On Capitol Hill it’s crunch time for health care reform as negotiations between House and Senate leaders pick up speed. A top priority for community pharmacies is getting an adequate fix to Medicaid’s reimbursement formula for generic drugs. So we held a briefing today to update reporters on where things stand and to demonstrate the strong, bipartisan support there is in Congress for an equitable reimbursement formula. Here’s a quick recap; a recording of the call is available here.
John Coster, NCPA’s Senior Vice President for Government Affairs, set the stage:
- Independent community pharmacies derive 90% of their revenue from filling prescriptions, a much higher rate than large, national chains or grocery-based pharmacies.
- The average independent fills about twice as many Medicaid prescriptions as large, traditional chains do; in some cases it can be up to 50% of their prescription business.
- Medicaid patients in rural areas are more likely than not getting their prescriptions filled at an independent pharmacy.
- Medicaid’s cuts stem from its shift to an average manufacturer price (AMP) reimbursement formula, a policy that has been blocked by a 2007 injunction successfully sought by NCPA and the National Association of Chain Drug Stores. The Government Accountability Office has twice estimated that those cuts would reimburse pharmacies well below even their drug acquisition costs.
- Final health reform legislation should contain nothing short of the Senate’s proposal to set federal upper limits for reimbursement at no less than 175%. That would encourage maximum utilization of lower-cost generic drugs while keeping community pharmacies in the program. Anything less, such as the House’s proposal, could significantly impact patient access to community pharmacies.
Reps. Berry and Moran have written to the leadership in the Congress, asking the House to agree to the Senate version. The two Congressmen renewed that call and testified to the importance of community pharmacies and the services they provide.
“This is an issue that brings us together as Republicans and Democrats and urban and rural members,” said Rep. Moran. “Who I’m really advocating on behalf of are the consumers, the patients, those who need the pharmacist services in communities across Kansas and across the nation.
“There are eight counties in Kansas that have no pharmacy at all,” he added. “This is one of the reasons that it is so difficult to maintain a community pharmacy.”
Pharmacist Brian Caswell of Wolkar Drug in Baxter Springs, KS affirmed that point. Wolkar Drug serves rural Cherokee County and Medicaid makes up around 30 percent of its prescription business.
He said pharmacies in Kansas are already absorbing reduced reimbursement due to the average wholesale price (AWP) rollbacks resulting from the First DataBank settlement and a 10% Medicaid cut the governor implemented.
“If the reimbursement rate is too low for me to be able to participate, I’m going to have to turn away around a quarter of the number of people that come into my door, which is devastating,” he added. That would force him to cut back employees, minimize operating hours or possibly close the pharmacy. “One more hit on Medicaid reimbursement is, I think, unsustainable, especially with the magnitude of what this one could be.”

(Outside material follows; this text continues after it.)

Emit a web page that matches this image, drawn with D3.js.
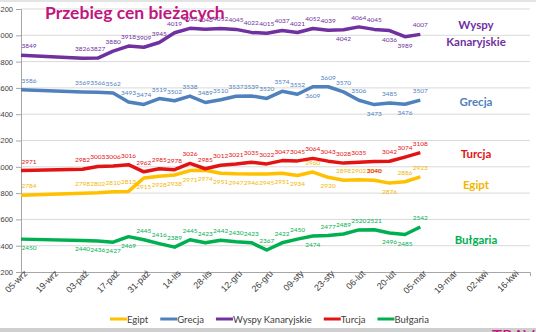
<!DOCTYPE html>
<html>
<head>
<meta charset="utf-8">
<script src="https://cdn.jsdelivr.net/npm/d3@7"></script>
<style>
  body { margin: 0; background: #fff; }
  svg { display: block; font-family: Lato, "Open Sans", sans-serif; }
</style>
</head>
<body>
<svg id="chart" width="536" height="332"></svg>
<script>
// Daty pomiarów (pierwszy pomiar, potem co tydzień)
const dates = ["2019-09-05", "2019-10-03", "2019-10-10", "2019-10-17", "2019-10-24", "2019-10-31",
  "2019-11-07", "2019-11-14", "2019-11-21", "2019-11-28", "2019-12-05", "2019-12-12",
  "2019-12-19", "2019-12-26", "2020-01-02", "2020-01-09", "2020-01-16", "2020-01-23",
  "2020-01-30", "2020-02-06", "2020-02-13", "2020-02-20", "2020-02-27", "2020-03-05"];

// Etykiety osi X (co dwa tygodnie)
const tickLabels = ["05-wrz", "19-wrz", "03-paź", "17-paź", "31-paź", "14-lis", "28-lis", "12-gru",
  "26-gru", "09-sty", "23-sty", "06-lut", "20-lut", "05-mar", "19-mar", "02-kwi", "16-kwi"];
const yTicks = [2200, 2400, 2600, 2800, 3000, 3200, 3400, 3600, 3800, 4000, 4200];

// Ceny
const egipt = [2784, 2798, 2802, 2810, 2813, 2915, 2928, 2938, 2971, 2974, 2951, 2947,
  2946, 2945, 2951, 2934, 2960, 2920, 2898, 2902, 2898, 2876, 2886, 2923];
const grecja = [3586, 3569, 3566, 3562, 3493, 3474, 3519, 3502, 3538, 3489, 3510, 3537,
  3539, 3520, 3574, 3552, 3609, 3609, 3570, 3506, 3473, 3485, 3476, 3507];
const wyspy = [3849, 3826, 3827, 3880, 3918, 3909, 3945, 4019, 4053, 4046, 4052, 4045,
  4022, 4015, 4037, 4021, 4052, 4039, 4042, 4064, 4045, 4036, 3989, 4007];
const turcja = [2971, 2982, 3003, 3006, 3016, 2962, 2985, 2978, 3026, 2985, 3012, 3021,
  3035, 3022, 3047, 3045, 3064, 3043, 3028, 3035, 3040, 3042, 3074, 3108];
const bulgaria = [2450, 2440, 2436, 2427, 2469, 2445, 2416, 2389, 2445, 2423, 2442, 2430,
  2423, 2367, 2422, 2450, 2474, 2477, 2489, 2520, 2521, 2496, 2485, 2542];

const parseDate = d3.timeParse("%Y-%m-%d");
const days = dates.map(parseDate);
const firstDay = parseDate("2019-09-05");
const tickDays = tickLabels.map((t, i) => d3.timeDay.offset(firstDay, 14 * i));

// Serie: kolor linii, kolor etykiet, indeksy etykiet pod linią, podpis z prawej
const series = [
  { name: "Egipt", values: egipt, color: "#ffc000", labelColor: "#f2b700",
    below: [5, 6, 7, 8, 9, 10, 11, 12, 13, 14, 15, 17, 21], tag: ["Egipt"], tagY: 189 },
  { name: "Grecja", values: grecja, color: "#4f81bd", labelColor: "#4f81bd",
    below: [16, 20, 22], tag: ["Grecja"], tagY: 106 },
  { name: "Wyspy Kanaryjskie", values: wyspy, color: "#7030a0", labelColor: "#7030a0",
    below: [18, 21, 22], tag: ["Wyspy", "Kanaryjskie"], tagY: 29 },
  { name: "Turcja", values: turcja, color: "#e41313", labelColor: "#e41313",
    below: [20], tag: ["Turcja"], tagY: 158 },
  { name: "Bułgaria", values: bulgaria, color: "#00b050", labelColor: "#00b050",
    below: [0, 1, 2, 3, 4, 16, 21, 22], tag: ["Bułgaria"], tagY: 244 }
];

const svg = d3.select("#chart");

const x = d3.scaleTime()
  .domain([firstDay, parseDate("2020-04-24")])
  .range([21, 530]);
const y = d3.scaleLinear()
  .domain([2200, 4200])
  .range([272, 9]);

// Ramka u góry i u dołu
svg.append("rect").attr("x", 0).attr("y", 0).attr("width", 536).attr("height", 2).attr("fill", "#e4e4e4");
svg.append("rect").attr("x", 0).attr("y", 328).attr("width", 536).attr("height", 4).attr("fill", "#cfcfcf");

// Siatka pozioma
svg.append("g")
  .selectAll("line")
  .data(yTicks.slice(1))
  .join("line")
  .attr("x1", 21).attr("x2", 530)
  .attr("y1", d => y(d)).attr("y2", d => y(d))
  .attr("stroke", "#d9d9d9")
  .attr("stroke-width", 1);

// Oś Y
const yAxis = svg.append("g")
  .attr("transform", "translate(21,0)")
  .call(d3.axisLeft(y).tickValues(yTicks).tickSize(5).tickPadding(3).tickFormat(d3.format("d")));
yAxis.select(".domain").attr("stroke", "#a6a6a6");
yAxis.selectAll(".tick line").attr("stroke", "#a6a6a6");
yAxis.selectAll("text").attr("font-size", 7.5).attr("fill", "#404040");

// Oś X
const xAxis = svg.append("g")
  .attr("transform", "translate(0,272)")
  .call(d3.axisBottom(x).tickValues(tickDays).tickSize(4).tickFormat((d, i) => tickLabels[i]));
xAxis.select(".domain").attr("stroke", "#a6a6a6");
xAxis.selectAll(".tick line").attr("stroke", "#a6a6a6");
xAxis.selectAll("text")
  .attr("font-size", 9)
  .attr("fill", "#404040")
  .attr("text-anchor", "end")
  .attr("dy", null)
  .attr("y", 6)
  .attr("x", 3)
  .attr("transform", "rotate(-45)");

// Linie
const line = d3.line()
  .x((d, i) => x(days[i]))
  .y(d => y(d));

series.forEach(s => {
  svg.append("path")
    .datum(s.values)
    .attr("fill", "none")
    .attr("stroke", s.color)
    .attr("stroke-width", 3.5)
    .attr("stroke-linejoin", "round")
    .attr("d", line);
});

// Etykiety wartości
series.forEach(s => {
  svg.append("g")
    .selectAll("text")
    .data(s.values)
    .join("text")
    .attr("x", (d, i) => x(days[i]) + (i === 0 ? 8 : 0))
    .attr("y", (d, i) => y(d) + (s.below.includes(i) ? 11 : -7))
    .attr("text-anchor", "middle")
    .attr("font-size", 6.5)
    .attr("fill", s.labelColor)
    .text(d => d);
});

// Podpisy serii po prawej
series.forEach(s => {
  svg.append("text")
    .attr("x", 476)
    .attr("y", s.tagY)
    .attr("text-anchor", "middle")
    .attr("font-size", 11.5)
    .attr("font-weight", "bold")
    .attr("fill", s.color === "#ffc000" ? "#f2b700" : s.color)
    .selectAll("tspan")
    .data(s.tag)
    .join("tspan")
    .attr("x", 476)
    .attr("dy", (d, i) => i === 0 ? 0 : 17)
    .text(d => d);
});

// Tytuł
svg.append("text")
  .attr("x", 45)
  .attr("y", 19)
  .attr("font-size", 17.5)
  .attr("font-weight", "bold")
  .attr("fill", "#c0167e")
  .text("Przebieg cen bieżących");

// Legenda
const legend = svg.append("g").attr("transform", "translate(110,319)");
let lx = 0;
series.forEach(s => {
  const g = legend.append("g").attr("transform", `translate(${lx},0)`);
  g.append("line").attr("x1", 0).attr("x2", 17).attr("y1", 0).attr("y2", 0)
    .attr("stroke", s.color).attr("stroke-width", 3);
  const t = g.append("text").attr("x", 17).attr("y", 3.5)
    .attr("font-size", 9.5).attr("fill", "#404040").text(s.name);
  lx += 17 + t.node().getComputedTextLength() + 12;
});

// Logo w rogu
svg.append("text")
  .attr("x", 492)
  .attr("y", 343)
  .attr("font-size", 17)
  .attr("fill", "#c0167e")
  .text("TRAV");
</script>
</body>
</html>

“Without this fix, there’s going to be a lot of pharmacies, like myself, that have heavy Medicaid populations – we’re not going to be able to continue to service those patients,” Caswell concluded. “I’m concerned where they could go after that and whether or not they’re going to have continued pharmacy services in order to keep them out of the hospital settings or seeing their physicians even more because they won’t have the pharmacy services that they need and the consulting services that we provide. Again, in the state of Kansas, where we are a very rural state, many people see a pharmacist as their only health care provider and they have to drive so far to see a physician.”